++++ PROVIDED MATERIAL

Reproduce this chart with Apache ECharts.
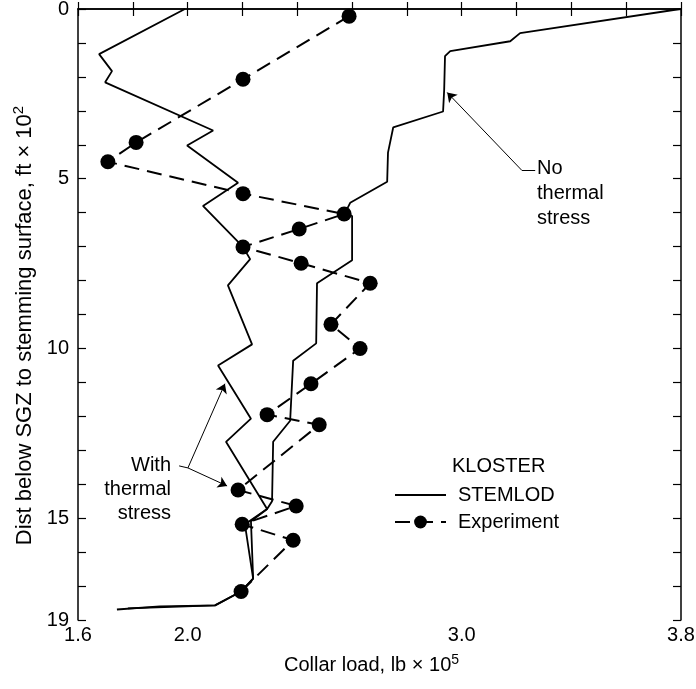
<!DOCTYPE html>
<html>
<head>
<meta charset="utf-8">
<script src="https://cdn.jsdelivr.net/npm/echarts@6/dist/echarts.min.js"></script>
<style>
html,body{margin:0;padding:0;background:#fff;}
#c{width:696px;height:689px;}
</style>
</head>
<body>
<div id="c"></div>
<script>
// ---- Tick labels (as printed in the reference) ----
const xTickValues = [1.6, 2.0, 3.0, 3.8];
const xTickText = ['1.6', '2.0', '3.0', '3.8'];
// In the reference the bottom frame line is printed "19", but it sits on the
// 18th of the evenly spaced unit depth ticks (only two minor ticks follow 15).
const yTickValues = [0, 5, 10, 15, 18];
const yTickText = ['0', '5', '10', '15', '19'];

// ---- KLOSTER STEMLOD: with thermal stress ----
const withThermalLoad  = [1.99, 1.677, 1.724, 1.699, 2.093, 1.998, 2.184, 2.056, 2.202, 2.228, 2.147, 2.235, 2.111, 2.231, 2.14, 2.29, 2.209, 2.239, 2.195, 2.10, 1.899, 1.742];
const withThermalDepth = [0, 1.33, 1.83, 2.16, 3.58, 4.02, 5.12, 5.80, 7.01, 7.37, 8.14, 9.88, 10.5, 12.07, 12.75, 14.73, 15.18, 16.78, 17.16, 17.57, 17.60, 17.69];

// ---- KLOSTER STEMLOD: no thermal stress ----
const noThermalLoad  = [3.797, 3.213, 3.177, 2.958, 2.939, 2.936, 2.932, 2.75, 2.731, 2.728, 2.593, 2.575, 2.60, 2.60, 2.472, 2.469, 2.385, 2.374, 2.312, 2.308, 2.29, 2.231, 2.239, 2.195, 2.10, 1.782];
const noThermalDepth = [0, 0.71, 0.95, 1.24, 1.39, 2.37, 3.02, 3.49, 4.23, 5.09, 5.71, 6.0, 6.1, 7.4, 8.08, 9.85, 10.36, 12.13, 12.75, 14.5, 14.73, 15.09, 16.78, 17.16, 17.57, 17.66];

// ---- Experiment ----
const experimentLoad  = [2.589, 2.202, 1.812, 1.709, 2.202, 2.571, 2.407, 2.202, 2.414, 2.666, 2.523, 2.629, 2.45, 2.29, 2.48, 2.184, 2.396, 2.199, 2.385, 2.195];
const experimentDepth = [0.21, 2.07, 3.93, 4.5, 5.44, 6.04, 6.48, 7.01, 7.49, 8.08, 9.29, 10.0, 11.04, 11.95, 12.25, 14.17, 14.64, 15.18, 15.65, 17.16];

// ---- Annotation leader lines (data coordinates) ----
const noThermalLeader = [[3.268, 4.76], [3.220, 4.76], [2.947, 2.46]];
const withThermalLeader = [[1.969, 13.46], [2.001, 13.52]];
const withThermalTargets = [[2.136, 11.04], [2.144, 14.05]];

const zip = (a, b) => a.map((v, i) => [v, b[i]]);
const FONT = 'Liberation Sans, Arial, sans-serif';

const fmtX = v => {
  const i = xTickValues.findIndex(t => Math.abs(t - v) < 1e-6);
  return i >= 0 ? xTickText[i] : '';
};
const fmtY = v => {
  const i = yTickValues.findIndex(t => Math.abs(t - v) < 1e-6);
  return i >= 0 ? yTickText[i] : '';
};

const axisLine = {show: true, lineStyle: {color: '#000', width: 1.5}};
const tickX = {show: true, inside: true, length: 7, lineStyle: {color: '#000', width: 1.2}};
const tickY = {show: true, inside: true, length: 8, lineStyle: {color: '#000', width: 1.2}};

const leaderData = [
  [{coord: noThermalLeader[0], symbol: 'none'}, {coord: noThermalLeader[1], symbol: 'none'}],
  [{coord: noThermalLeader[1], symbol: 'none'}, {coord: noThermalLeader[2], symbol: 'arrow'}],
  [{coord: withThermalLeader[0], symbol: 'none'}, {coord: withThermalLeader[1], symbol: 'none'}],
  [{coord: withThermalLeader[1], symbol: 'none'}, {coord: withThermalTargets[0], symbol: 'arrow'}],
  [{coord: withThermalLeader[1], symbol: 'none'}, {coord: withThermalTargets[1], symbol: 'arrow'}]
];

const chart = echarts.init(document.getElementById('c'), null, {renderer: 'canvas'});
chart.setOption({
  animation: false,
  backgroundColor: '#fff',
  textStyle: {fontFamily: FONT, color: '#000'},
  grid: {left: 78, right: 15, top: 9, bottom: 69, containLabel: false, outerBoundsMode: 'none'},
  xAxis: [{
    type: 'value', position: 'bottom', min: 1.6, max: 3.8, interval: 0.2,
    axisLine, axisTick: tickX, splitLine: {show: false},
    axisLabel: {formatter: fmtX, color: '#000', fontSize: 20, fontFamily: FONT, margin: 5,
                showMinLabel: true, showMaxLabel: true, hideOverlap: false},
    name: '{t|Collar load, lb × 10}{s|5}',
    nameLocation: 'middle', nameGap: 33,
    nameTextStyle: {
      padding: [0, 16, 0, 0],
      rich: {
        t: {fontSize: 20, fontFamily: FONT, color: '#000', lineHeight: 24},
        s: {fontSize: 14, fontFamily: FONT, color: '#000', verticalAlign: 'top', lineHeight: 14}
      }
    }
  }, {
    type: 'value', position: 'top', min: 1.6, max: 3.8, interval: 0.2,
    axisLine, axisTick: tickX, splitLine: {show: false}, axisLabel: {show: false}
  }],
  yAxis: [{
    type: 'value', position: 'left', inverse: true, min: 0, max: 18, interval: 1,
    axisLine, axisTick: tickY, splitLine: {show: false},
    axisLabel: {formatter: fmtY, color: '#000', fontSize: 20, fontFamily: FONT, margin: 9,
                showMinLabel: true, showMaxLabel: true, hideOverlap: false},
    name: '{t|Dist below SGZ to stemming surface, ft × 10}{s|2}',
    nameLocation: 'middle', nameGap: 36,
    nameTextStyle: {
      padding: [0, 22, 0, 0],
      rich: {
        t: {fontSize: 22, fontFamily: FONT, color: '#000', lineHeight: 26},
        s: {fontSize: 15, fontFamily: FONT, color: '#000', verticalAlign: 'top', lineHeight: 15}
      }
    }
  }, {
    type: 'value', position: 'right', inverse: true, min: 0, max: 18, interval: 1,
    axisLine, axisTick: tickY, splitLine: {show: false}, axisLabel: {show: false}
  }],
  legend: {
    data: [
      {name: 'STEMLOD', itemStyle: {opacity: 0}},
      {name: 'Experiment'}
    ],
    orient: 'vertical', left: 389, top: 480,
    itemWidth: 51, itemHeight: 16, itemGap: 7,
    selectedMode: false,
    textStyle: {fontSize: 20, fontFamily: FONT, color: '#000', lineHeight: 18, padding: [0, 0, 0, 7]}
  },
  graphic: [
    {type: 'text', left: 452, top: 456, style: {text: 'KLOSTER', font: '20px ' + FONT, fill: '#000'}},
    {type: 'text', left: 537, top: 156, style: {text: 'No\nthermal\nstress', font: '20px ' + FONT, fill: '#000', lineHeight: 25}},
    {type: 'text', x: 171, y: 453, style: {text: 'With\nthermal\nstress', font: '20px ' + FONT, fill: '#000', lineHeight: 24, align: 'right', verticalAlign: 'top'}}
  ],
  series: [
    {
      name: 'STEMLOD', type: 'line', xAxisIndex: 0, yAxisIndex: 0,
      data: zip(withThermalLoad, withThermalDepth),
      symbol: 'none', lineStyle: {color: '#000', width: 1.8}, itemStyle: {color: '#000'},
      silent: true,
      markLine: {
        silent: true, animation: false,
        symbolSize: 9,
        label: {show: false},
        lineStyle: {color: '#000', width: 1, type: 'solid'},
        emphasis: {disabled: true},
        data: leaderData
      }
    },
    {
      name: 'STEMLOD', type: 'line', xAxisIndex: 0, yAxisIndex: 0,
      data: zip(noThermalLoad, noThermalDepth),
      symbol: 'none', lineStyle: {color: '#000', width: 1.8}, itemStyle: {color: '#000'},
      silent: true
    },
    {
      name: 'Experiment', type: 'line', xAxisIndex: 0, yAxisIndex: 0,
      data: zip(experimentLoad, experimentDepth),
      symbol: 'circle', symbolSize: 15,
      itemStyle: {color: '#000', borderWidth: 0},
      lineStyle: {color: '#000', width: 2, type: [15, 8]},
      silent: true
    }
  ]
});
</script>
</body>
</html>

++++++++

Reproduce the material above from its first line through the line containing "const yTickText = ['0', '5', '10', '15', '19'];", both ends included, and skip every picture.

- [PROBLEM SOLUTION]
Reproduce this chart with Apache ECharts.
<!DOCTYPE html>
<html>
<head>
<meta charset="utf-8">
<script src="https://cdn.jsdelivr.net/npm/echarts@6/dist/echarts.min.js"></script>
<style>
html,body{margin:0;padding:0;background:#fff;}
#c{width:696px;height:689px;}
</style>
</head>
<body>
<div id="c"></div>
<script>
// ---- Tick labels (as printed in the reference) ----
const xTickValues = [1.6, 2.0, 3.0, 3.8];
const xTickText = ['1.6', '2.0', '3.0', '3.8'];
// In the reference the bottom frame line is printed "19", but it sits on the
// 18th of the evenly spaced unit depth ticks (only two minor ticks follow 15).
const yTickValues = [0, 5, 10, 15, 18];
const yTickText = ['0', '5', '10', '15', '19'];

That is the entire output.